The other thing is that defamation cases often hinge on a nuance or a context of credibility, and matters need to be tested at trial, not struck out prematurely. I wonder, looking at the definitions, is there a chance that a case would be struck out without being given its 15 minutes or five years in the courts to have the case fully and properly examined by a judge? We are not going to have juries so we are going to depend on the judge in these cases. Are we running the risk of those who feel they have been hard done by having to incur additional costs to lodge an appeal where a case has been struck out? Anecdotally, we know that cases that have been struck out at one level actually do succeed at another level. I am mindful of a case concerning a young boy in Cork and an inoculation.The case went on for ten years, and at the High Court it was struck out. Eventually, when it went back to the Supreme Court, as far as I recall, there were millions involved in the settlement at that time. If it can happen in a case for personal injuries, it can happen in any case.

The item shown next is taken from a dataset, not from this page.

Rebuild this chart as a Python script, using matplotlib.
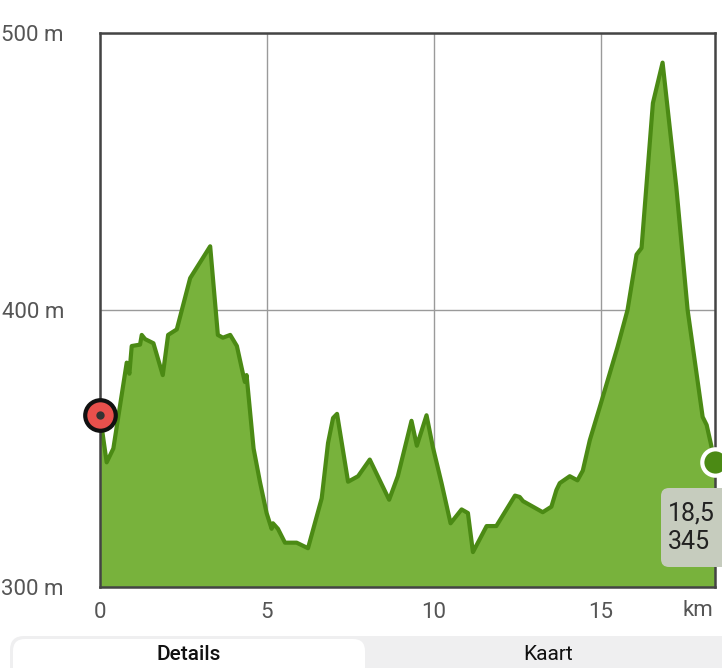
import matplotlib
matplotlib.use("Agg")
import matplotlib.pyplot as plt
from matplotlib.patches import FancyBboxPatch

plt.rcParams['font.family'] = ['Roboto', 'DejaVu Sans']

# distance (km) and elevation (m)
km = [0, 0.2, 0.4, 0.8, 0.88, 0.95, 1.2, 1.25, 1.35, 1.6, 1.88, 2.04, 2.3, 2.7, 3.3,
      3.53, 3.68, 3.9, 4.1, 4.3, 4.34, 4.39, 4.6, 4.79, 4.99, 5.14, 5.18, 5.33, 5.54,
      5.89, 6.23, 6.64, 6.83, 6.98, 7.1, 7.43, 7.73, 8.08, 8.66, 8.92, 9.33, 9.49,
      9.78, 9.97, 10.23, 10.5, 10.83, 11.02, 11.17, 11.58, 11.87, 12.43, 12.57, 12.67,
      13.26, 13.52, 13.67, 13.77, 14.07, 14.3, 14.46, 14.67, 14.97, 15.5, 15.8, 16.07,
      16.22, 16.56, 16.85, 17.26, 17.6, 18.05, 18.17, 18.42]
elev = [362, 345, 350, 381, 377, 387, 387.5, 391, 389.5, 388, 376.5, 391, 393, 411.5, 423,
        391, 390, 391, 387, 376, 374, 376.5, 350, 338, 326.7, 321, 323, 321, 316,
        316, 314, 332, 352, 361, 362.5, 338, 340, 346, 331.5, 340, 360, 351,
        362, 350.5, 337.5, 323, 328, 326.7, 312.6, 322, 322, 333, 332.5, 331,
        327, 329, 335, 337.5, 340, 338.5, 342, 353, 365, 386.6, 400, 420,
        422.4, 474.7, 489.3, 444.5, 400, 361.4, 358.5, 345]

x_ticks = [0, 5, 10, 15]
y_ticks = [300, 400, 500]
y_labels = ["300 m", "400 m", "500 m"]
tooltip = "18,5\n345"
tabs = ["Details", "Kaart"]

W, H = 722, 668
fig = plt.figure(figsize=(W / 100, H / 100), dpi=100)
fig.patch.set_facecolor("white")

ax = fig.add_axes([100 / W, 1 - 587 / H, 615 / W, 554 / H])
ax.fill_between(km, elev, 300, color="#78b23c", lw=0, zorder=2)
ax.plot(km, elev, color="#4b8a14", lw=3, solid_joinstyle="round", zorder=3)
ax.set_xlim(0, km[-1])
ax.set_ylim(300, 500)

ax.set_xticks(x_ticks)
ax.set_yticks(y_ticks)
ax.set_yticklabels(y_labels)
ax.tick_params(length=0, labelsize=16, labelcolor="#555555")
ax.tick_params(axis="y", pad=26)
ax.tick_params(axis="x", pad=11)
ax.grid(True, color="#9a9a9a", lw=1, zorder=1)
for s in ax.spines.values():
    s.set_color("#444444")
    s.set_linewidth(1.8)
    s.set_zorder(4)

# start marker
ax.plot(km[0], elev[0], "o", ms=22, mfc="#e8504c", mec="#111111", mew=3,
        clip_on=False, zorder=6)
ax.plot(km[0], elev[0], "o", ms=6, mfc="#333333", mec="none", clip_on=False, zorder=7)
# end marker
ax.plot(km[-1], elev[-1], "o", ms=19, mfc="#4b8a14", mec="white", mew=3,
        clip_on=False, zorder=6)

# overlay in pixel coordinates
ov = fig.add_axes([0, 0, 1, 1], zorder=10)
ov.set_xlim(0, W)
ov.set_ylim(H, 0)
ov.axis("off")
ov.patch.set_alpha(0)

ov.text(713, 611, "km", fontsize=16, color="#555555", ha="right", va="center")

# tooltip box
ov.add_patch(FancyBboxPatch((661, 488), 90, 79, boxstyle="round,pad=0,rounding_size=8",
                            fc="#c6ccbe", ec="none"))
ov.text(668, 528, tooltip, fontsize=18, color="#222222", ha="left", va="center",
        linespacing=1.25)

# bottom tab bar
ov.add_patch(FancyBboxPatch((10, 636), 740, 80, boxstyle="round,pad=0,rounding_size=14",
                            fc="#efeff0", ec="none"))
ov.add_patch(FancyBboxPatch((13, 639), 352, 80, boxstyle="round,pad=0,rounding_size=12",
                            fc="white", ec="none"))
ov.text(189, 660, tabs[0], fontsize=15, fontweight="medium", color="#111111",
        ha="center", va="baseline")
ov.text(548, 660, tabs[1], fontsize=15, color="#111111", ha="center", va="baseline")

fig.savefig("out.png", dpi=100)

Going back to the broader policy of things, access to justice is what it is all about. We should try to be as broad as we can and trust our Judiciary because we have skilled lawyers in this country. If a judge errs or if your lawyers feel a judge erred, then they have the capacity to run an appeal on your behalf, and appeals have been successful. I am a little concerned about the term "bad faith" on its own, but if we are to have that section in the Bill, I would rather it was just "bad faith and procedural tactics" with nothing else and left to the Judiciary to define for themselves what they believe is bad faith and what they believe is a misuse of procedural tactics.

There are other things I want to say on other sections but I will leave it for the Minister to respond to now and I appreciate his time and patience on this.